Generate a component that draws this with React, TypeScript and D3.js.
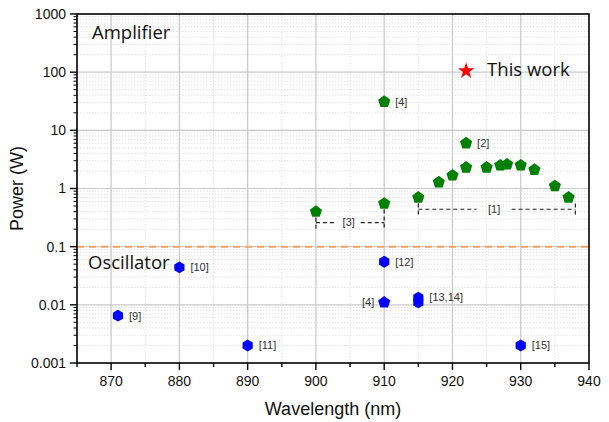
import React from 'react'
import * as d3 from 'd3'

// amplifier results (green pentagons)
const ampWavelength = [900, 910, 910, 915, 918, 920, 922, 922, 925, 927, 928, 930, 932, 935, 937]
const ampPower = [0.4, 0.55, 31, 0.7, 1.28, 1.68, 2.3, 6.0, 2.3, 2.5, 2.6, 2.5, 2.1, 1.1, 0.7]
const ampRefs = ['', '', '[4]', '', '', '', '', '[2]', '', '', '', '', '', '', '']

// oscillator results (blue hexagons, one pentagon)
const oscWavelength = [871, 880, 890, 910, 910, 915, 915, 930]
const oscPower = [0.0065, 0.044, 0.002, 0.055, 0.011, 0.011, 0.0133, 0.002]
const oscShape = ['hex', 'hex', 'hex', 'hex', 'pent', 'hex', 'hex', 'hex']
const oscRefs = ['[9]', '[10]', '[11]', '[12]', '[4]', '', '[13,14]', '[15]']
const oscRefSide = ['r', 'r', 'r', 'r', 'l', 'r', 'r', 'r']

// this work
const thisWavelength = 922
const thisPower = 105

// grouped refs drawn as dashed brackets
const bracketStart = [900, 915]
const bracketEnd = [910, 938]
const bracketLevel = [0.26, 0.44]
const bracketTopPower = [[0.4, 0.55], [0.7, 0.7]]
const bracketLabel = ['[3]', '[1]']
const bracketLabelAt = [904.8, 926.1]
const bracketGap = [24, 35]

const xTicks = [870, 880, 890, 900, 910, 920, 930, 940]
const yTicks = [0.001, 0.01, 0.1, 1, 10, 100, 1000]
const yTickLabels = ['0.001', '0.01', '0.1', '1', '10', '100', '1000']
const thresholdPower = 0.1

const W = 609, H = 422
const margin = {top: 14, right: 20, bottom: 59, left: 77}
const tickFont = 'Arial, "Liberation Sans", sans-serif'
const textFont = '"Open Sans", "Noto Sans", sans-serif'

function polygon(n: number, r: number) {
  const pts: [number, number][] = []
  for (let k = 0; k < n; k++) {
    const a = -Math.PI / 2 + k * 2 * Math.PI / n
    pts.push([r * Math.cos(a), r * Math.sin(a)])
  }
  return 'M' + pts.map(p => p[0].toFixed(2) + ',' + p[1].toFixed(2)).join('L') + 'Z'
}

const pentagon = polygon(5, 6.4)
const hexagon = polygon(6, 5.9)
const star = d3.symbol(d3.symbolStar, 85)() as string

export default function App() {
  const x = d3.scaleLinear().domain([865, 940]).range([margin.left, W - margin.right])
  const y = d3.scaleLog().domain([0.001, 1000]).range([H - margin.bottom, margin.top])
  const x0 = margin.left, x1 = W - margin.right, y0 = H - margin.bottom, y1 = margin.top

  const xMinor = d3.range(865, 940, 5).filter(v => v % 10 !== 0)
  const yMinor: number[] = []
  for (let e = -3; e < 3; e++) for (let m = 2; m < 10; m++) yMinor.push(m * Math.pow(10, e))

  return (
    <svg width={W} height={H} style={{position: 'absolute', left: 0, top: 0, background: '#fff'}}>
      {/* minor grid */}
      <g stroke="#dcdcdc" strokeWidth={0.8} strokeDasharray="1.5,1.5">
        {xMinor.map(v => <line key={'xm' + v} x1={x(v)} x2={x(v)} y1={y1} y2={y0} />)}
        {yMinor.map(v => <line key={'ym' + v} x1={x0} x2={x1} y1={y(v)} y2={y(v)} />)}
      </g>
      {/* major grid */}
      <g stroke="#c8c8c8" strokeWidth={1.2}>
        {xTicks.slice(0, -1).map(v => <line key={'xg' + v} x1={x(v)} x2={x(v)} y1={y1} y2={y0} />)}
        {yTicks.slice(1, -1).map(v => <line key={'yg' + v} x1={x0} x2={x1} y1={y(v)} y2={y(v)} />)}
      </g>

      {/* amplifier / oscillator threshold */}
      <line x1={x0} x2={x1} y1={y(thresholdPower)} y2={y(thresholdPower)}
        stroke="#f4a261" strokeWidth={2} strokeDasharray="7,5" />

      {/* brackets */}
      <g stroke="#222" strokeWidth={1.2} strokeDasharray="4,3" fill="none">
        {bracketStart.map((s, i) => {
          const e = bracketEnd[i]
          const yl = y(bracketLevel[i])
          const lc = x(bracketLabelAt[i])
          return (
            <g key={'br' + i}>
              <line x1={x(s)} x2={lc - bracketGap[i] / 2} y1={yl} y2={yl} />
              <line x1={lc + bracketGap[i] / 2} x2={x(e)} y1={yl} y2={yl} />
              <line x1={x(s)} x2={x(s)} y1={y(bracketTopPower[i][0]) + 6} y2={yl + 6} />
              <line x1={x(e)} x2={x(e)} y1={y(bracketTopPower[i][1]) + 6} y2={yl + 6} />
            </g>
          )
        })}
      </g>
      {bracketLabel.map((t, i) => (
        <text key={'bl' + i} x={x(bracketLabelAt[i])} y={y(bracketLevel[i])} dy="0.35em"
          textAnchor="middle" fontFamily={tickFont} fontSize={11} fill="#333">{t}</text>
      ))}

      {/* amplifier points */}
      {ampWavelength.map((w, i) => (
        <path key={'a' + i} d={pentagon} transform={`translate(${x(w)},${y(ampPower[i])})`} fill="#008000" />
      ))}
      {ampWavelength.map((w, i) => ampRefs[i] ? (
        <text key={'at' + i} x={x(w) + 11} y={y(ampPower[i])} dy="0.35em"
          fontFamily={tickFont} fontSize={11} fill="#333">{ampRefs[i]}</text>
      ) : null)}

      {/* oscillator points */}
      {oscWavelength.map((w, i) => (
        <path key={'o' + i} d={oscShape[i] === 'hex' ? hexagon : pentagon}
          transform={`translate(${x(w)},${y(oscPower[i])})`} fill="#0000ff" />
      ))}
      {oscWavelength.map((w, i) => oscRefs[i] ? (
        <text key={'ot' + i} x={x(w) + (oscRefSide[i] === 'r' ? 11 : -10)} y={y(oscPower[i])} dy="0.35em"
          textAnchor={oscRefSide[i] === 'r' ? 'start' : 'end'}
          fontFamily={tickFont} fontSize={11} fill="#333">{oscRefs[i]}</text>
      ) : null)}

      {/* this work */}
      <path d={star} transform={`translate(${x(thisWavelength)},${y(thisPower)})`} fill="#ff0000" />
      <text x={x(thisWavelength) + 21} y={76} fontFamily={textFont} fontSize={18.5} fill="#111">This work</text>

      <text x={x0 + 15} y={39} fontFamily={textFont} fontSize={18.5} fill="#111">Amplifier</text>
      <text x={x0 + 11} y={269} fontFamily={textFont} fontSize={18.5} fill="#111">Oscillator</text>

      {/* frame */}
      <rect x={x0} y={y1} width={x1 - x0} height={y0 - y1} fill="none" stroke="#000" strokeWidth={1.6} />

      {/* axis ticks */}
      <g stroke="#000" strokeWidth={1.4}>
        {xTicks.map(v => <line key={'xt' + v} x1={x(v)} x2={x(v)} y1={y0} y2={y0 + 7} />)}
        {xMinor.map(v => <line key={'xmt' + v} x1={x(v)} x2={x(v)} y1={y0} y2={y0 + 4} />)}
        {yTicks.map(v => <line key={'yt' + v} x1={x0 - 7} x2={x0} y1={y(v)} y2={y(v)} />)}
        {yMinor.map(v => <line key={'ymt' + v} x1={x0 - 3.5} x2={x0} y1={y(v)} y2={y(v)} strokeWidth={1} />)}
      </g>
      {xTicks.map(v => (
        <text key={'xl' + v} x={x(v)} y={y0 + 23} textAnchor="middle"
          fontFamily={tickFont} fontSize={14} fill="#111">{v}</text>
      ))}
      {yTicks.map((v, i) => (
        <text key={'yl' + v} x={x0 - 11} y={y(v)} dy="0.35em" textAnchor="end"
          fontFamily={tickFont} fontSize={14} fill="#111">{yTickLabels[i]}</text>
      ))}

      <text x={(x0 + x1) / 2} y={415} textAnchor="middle" fontFamily={tickFont} fontSize={18} fill="#111">Wavelength (nm)</text>
      <text transform={`translate(23,${(y0 + y1) / 2}) rotate(-90)`} textAnchor="middle"
        fontFamily={tickFont} fontSize={18} fill="#111">Power (W)</text>
    </svg>
  )
}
--------------------------------
### Written request
Repeat the lines above, starting at the first and stopping after the line that holds "import * as d3 from 'd3'", with the pictures left out.

### Answer for the task
Generate a component that draws this with React, TypeScript and D3.js.
import React from 'react'
import * as d3 from 'd3'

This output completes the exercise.